We are working up a large package around the event - since here at the independent Locust Fork news Website we say she is right.

Our coverage will include a report on the speech and our own editorial column on the subject of an independent press, along with photos and a digital recording of the speech.

September 15, 2005

Amy Goodman to Speak in Birmingham Saturday, Sept 17

Award Winning Journalist Amy Goodman, Honesty in Media Advocate, Host of "Democracy Now" on Radio and TV, will speak in Birmingham Saturday, Sept 17, 2005, at 7 p.m. in the Hill University Center
Alumni Auditorium at the University of Alabama, Birmingham, at the intersection of University Blvd. and 14th St. South.

The program, sponsored by the Birmingham Peace Project and Greater Birmingham NOW, is free and open to the public.

www.geocities.com/bhampeace

September 01, 2005

Honesty in Media Advocate Amy Goodman to Speak in Birmingham

Amy Goodman, the best-selling advocate of a free press and an independent media, will speak in Birmingham on Sept. 17.

The distinguished award winning journalist is co-author of the New York Times bestseller, The Exception to the Rulers: Exposing Oily Politicians, War Profiteers and the Media That Love Them. She is a commentator on the documentary film, "Independent Media in a Time of War" and the popular host of the nationally broadcast daily radio and television news hour, "Democracy Now!"

Goodman has earned the Robert F. Kennedy Prize for International Reporting, the Alfred I. DuPont-Columbia Award, the Armstrong Award and the Radio and television News Directors Award as well as the Associated Press, United Press International and the Corporation for Public Broadcasting Awards.

DETAILS OF APPEARANCE
Who: Amy Goodman
When: Saturday, September 17, 2005
Where: 7:00 PM Hill University Center Alumni Auditorium
14th Street South at University Blvd., Birmingham, AL 35294
Book signing follows.
Admission: FREE AND OPEN TO THE PUBLIC

Reception precedes at Bare Hands Gallery, 4:30 to 6:30 PM

Entertainment by instrumental trio "Changing Times," poetry by Laura Secord
109 Richard Arrington, Jr. Blvd. So.
Birmingham, AL 35233

Book signing at Hill Center, following program

Presented by the Birmingham Peace Project in collaboration with the following sponsors:

Birmingham Peace Project, Birmingham Freethought Society; Greater Birmingham NOW; Alabama Freethought Society; Birmingham Chapter, Democracy for America/Progressive Democrats of America; Alabama Chapter, National Lawyers Guild; Birmingham Chapter, Alliance for Democracy; Alabama Democratic Alliance; Church of the Reconciler, a UMC Congregation; Alabama Green Party; Birmingham Islamic Society; Unitarian Universalist Social Justice Committee of Birmingham, Malcolm X Grass Roots Movements; Alabama Chapter, Sierra Club; Bare Hands Gallery; Birmingham Chapter, Amnesty International; Birmingham Chapter, Young Democrats; ACLU of Alabama

For more information on Amy Goodman, visit www.democracynow.org

Contacts:
thepasss (at) aol (dot) com (David Gespass, Chair)
dianemcnaron (at) aol (dot) com (Diane McNaron, Press Coordinator)

July 30, 2005

Democracy Now's Amy Goodman to Speak in Birmingham

Amy Goodman, the best selling advocate of a free press and an independent media,
will speak in Birmingham Saturday, September 17, at 7 p.m. in the Hill University Center Alumni Auditorium.

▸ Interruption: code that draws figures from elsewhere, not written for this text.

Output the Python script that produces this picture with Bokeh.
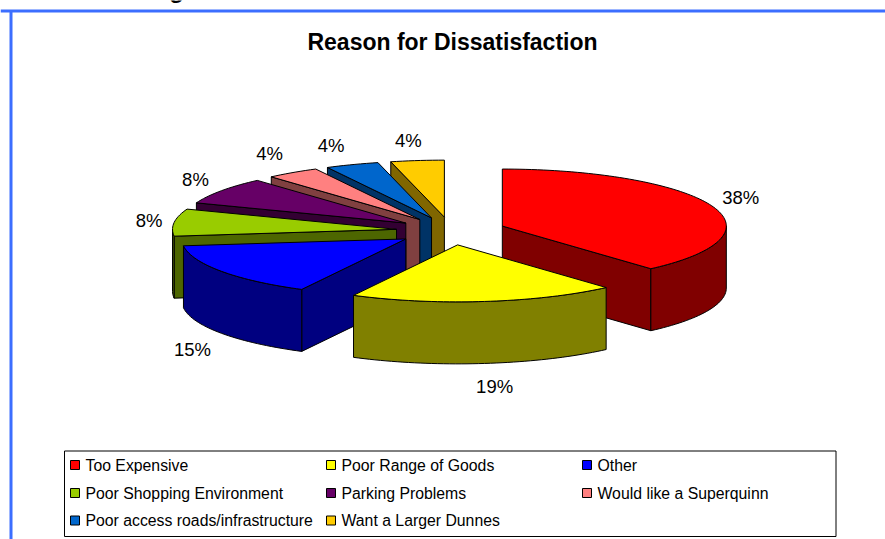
import math

from bokeh.core.properties import value
from bokeh.embed import file_html
from bokeh.models import Range1d
from bokeh.plotting import figure
from bokeh.resources import INLINE

# Chart data: survey responses per reason, in drawing order around the pie.
reasons = [
    "Too Expensive",
    "Poor Range of Goods",
    "Other",
    "Poor Shopping Environment",
    "Parking Problems",
    "Would like a Superquinn",
    "Poor access roads/infrastructure",
    "Want a Larger Dunnes",
]
responses = [10, 5, 4, 2, 2, 1, 1, 1]
top_colors = ["#FF0000", "#FFFF00", "#0000FF", "#99CC00", "#660066", "#FF8080", "#0066CC", "#FFCC00"]
wall_colors = ["#800000", "#808000", "#000080", "#4D6600", "#330033", "#804040", "#003366", "#806600"]

title = "Reason for Dissatisfaction"

# Page geometry, in pixels.
W, H = 885, 539
FONT = value("Liberation Sans")

# Projected pie geometry.
CX, CY = 450.5, 230.5
RX, RY = 224.0, 57.0
DEPTH = 62.0
EXPLODE = 0.245
ARC_STEP = 1.5

# Percent labels sit at these offsets from each exploded slice's rim midpoint.
LABEL_OFFSET = [(29, -8), (10, 85), (-29, 78), (-25, -2), (-26, -11), (-23, -19), (-21, -19), (-9, -20)]

p = figure(
    width=W, height=H, output_backend="svg", toolbar_location=None,
    x_range=Range1d(0, W), y_range=Range1d(H, 0),
    x_axis_type=None, y_axis_type=None, min_border=0,
    outline_line_color=None, background_fill_color="white", border_fill_color="white",
)
p.xgrid.visible = False
p.ygrid.visible = False

# Slide frame: only the top and left edges are in view.
p.segment(x0=[0, 10.5], y0=[10.5, 10.5], x1=[W, 10.5], y1=[10.5, H], line_color="#3C6EFF", line_width=3)

# Tail of a heading line cropped by the top of the page.
p.text(x=[176], y=[-11], text=["g"], text_font=FONT, text_font_style="bold", text_font_size="24px",
       text_align="center", text_baseline="alphabetic", text_color="black")

p.text(x=[452], y=[41], text=[title], text_font=FONT, text_font_style="bold", text_font_size="23px",
       text_align="center", text_baseline="middle", text_color="black")

total = sum(responses)
shares = [100 * r / total for r in responses]
labels = [f"{round(s)}%" for s in shares]

starts, ends = [], []
running = 0.0
for s in shares:
    starts.append(running * 3.6)
    running += s
    ends.append(running * 3.6)


def rim(ax, ay, deg, drop=0.0):
    t = math.radians(deg)
    return ax + RX * math.sin(t), ay - RY * math.cos(t) + drop


def arc_points(ax, ay, a0, a1, drop=0.0):
    n = max(2, int(abs(a1 - a0) / ARC_STEP) + 1)
    return [rim(ax, ay, a0 + (a1 - a0) * i / (n - 1), drop) for i in range(n)]


def polygon(points, fill):
    p.patch([q[0] for q in points], [q[1] for q in points], fill_color=fill,
            line_color="black", line_width=1, line_join="round")


apexes = []
for a0, a1 in zip(starts, ends):
    mid = math.radians((a0 + a1) / 2)
    apexes.append((CX + EXPLODE * RX * math.sin(mid), CY - EXPLODE * RY * math.cos(mid)))

# Painter's order: the back slices first, then the left, the large right slice and the front.
order = [7, 6, 5, 4, 3, 2, 0, 1]
for i in order:
    ax, ay = apexes[i]
    a0, a1 = starts[i], ends[i]
    wall = wall_colors[i]

    # Radial wall that faces the viewer.
    for deg, shown in ((a0, 180 < a0 < 360), (a1, 0 < a1 < 180)):
        if shown:
            rx_, ry_ = rim(ax, ay, deg)
            polygon([(ax, ay), (rx_, ry_), (rx_, ry_ + DEPTH), (ax, ay + DEPTH)], wall)

    # Outer wall for the part of the rim on the near side.
    low, high = max(a0, 90.0), min(a1, 270.0)
    if low < high:
        polygon(arc_points(ax, ay, low, high) + arc_points(ax, ay, high, low, DEPTH), wall)

    # Top face.
    polygon([(ax, ay)] + arc_points(ax, ay, a0, a1), top_colors[i])

# Percent labels.
label_x, label_y = [], []
for i, (a0, a1) in enumerate(zip(starts, ends)):
    rx_, ry_ = rim(*apexes[i], (a0 + a1) / 2)
    label_x.append(rx_ + LABEL_OFFSET[i][0])
    label_y.append(ry_ + LABEL_OFFSET[i][1])
p.text(x=label_x, y=label_y, text=labels, text_font=FONT, text_font_size="18.5px",
       text_align="center", text_baseline="middle", text_color="black")

# Legend box with three columns of entries.
LEG_LEFT, LEG_TOP, LEG_RIGHT, LEG_BOTTOM = 64, 450.5, 835.5, 536
COLUMN_X = [70, 326, 582]
ROW_Y = [464.5, 492.5, 520]
p.quad(left=[LEG_LEFT], right=[LEG_RIGHT], top=[LEG_TOP], bottom=[LEG_BOTTOM],
       fill_color="white", line_color="black", line_width=1)
swatch_x, swatch_y, text_x, text_y = [], [], [], []
for i in range(len(reasons)):
    row, col = divmod(i, 3)
    swatch_x.append(COLUMN_X[col] + 4.5)
    swatch_y.append(ROW_Y[row])
    text_x.append(COLUMN_X[col] + 15)
    text_y.append(ROW_Y[row])
p.rect(x=swatch_x, y=swatch_y, width=9, height=9, fill_color=top_colors, line_color="black", line_width=1)
p.text(x=text_x, y=text_y, text=reasons, text_font=FONT, text_font_size="15.8px",
       text_align="left", text_baseline="middle", text_color="black")

open("out.html", "w").write(file_html(p, INLINE))
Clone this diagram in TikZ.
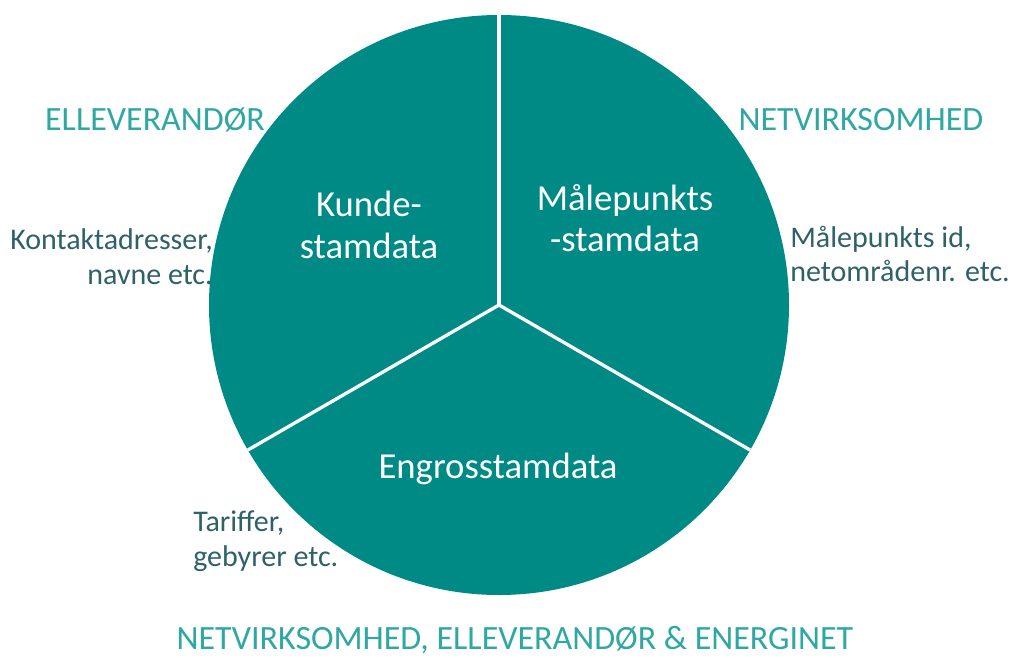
\documentclass[tikz,border=0pt]{standalone}
\usepackage{fontspec}
\setmainfont{Carlito}
\definecolor{pie}{HTML}{008A85}
\definecolor{head}{HTML}{2FA7A2}
\definecolor{side}{HTML}{2F6169}
\begin{document}
\begin{tikzpicture}[x=0.75pt,y=-0.75pt,
    every node/.style={inner sep=0pt, align=center},
    inner/.style={text=white, font=\fontsize{27.5}{31}\selectfont},
    header/.style={text=head, font=\fontsize{25.5}{30}\selectfont},
    sidetext/.style={text=side, font=\fontsize{22.5}{26}\selectfont}]
            \useasboundingbox (0,0) rectangle (1014,657);
            \coordinate (c) at (499,305);
            \fill[pie] (c) circle[radius=290];
            \draw[white, line width=2.5pt] (c) -- ++(0,-290);
            \draw[white, line width=2.5pt] (c) -- ++(-251.1,145);
            \draw[white, line width=2.5pt] (c) -- ++(251.1,145);

            \node[inner] (kunde) at (369,225) {Kunde-\\stamdata};
            \node[inner] (maale) at (625,218) {Målepunkts\\-stamdata};
            \node[inner] (engros) at (498,469) {Engrosstamdata};

            \node[header] (elleverandoer) at (155,120) {ELLEVERANDØR};
            \node[header] (netvirk) at (861,120) {NETVIRKSOMHED};
            \node[header] (alle) at (515,640) {NETVIRKSOMHED, ELLEVERANDØR \& ENERGINET};

            \node[sidetext, align=right, anchor=east] (kontakt) at (213,257) {Kontaktadresser,\\navne etc.};
            \node[sidetext, align=left, anchor=west] (maaleid) at (790,254) {Målepunkts id,\\netområdenr. etc.};
            \node[sidetext, align=left, anchor=west] (tarif) at (193,541) {Tariffer,\\gebyrer etc.};
        \end{tikzpicture}
\end{document}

The distinguished journalist is co-author of the best selling book, The Exception to the Rulers: Exposing Oily Politicians, War Profiteers and the Media That Love Them. She is a commentator on the documentary film, "Independent Media in a Time of War" and host of the daily radio and television program, "Democracy Now."

The auditorium is located at 14th Street South and University Blvd. There will be a reception at Bare Hands Gallery, 4:30 to 6:30 p.m., at 109 Richard Arrington, Jr. Blvd. South, and a book signing at Hill Center following program.

The event is presented by the Birmingham Peace Project and the program is free and open to the public. Donations will be accepted to assist with presentation costs and to benefit Democracy Now!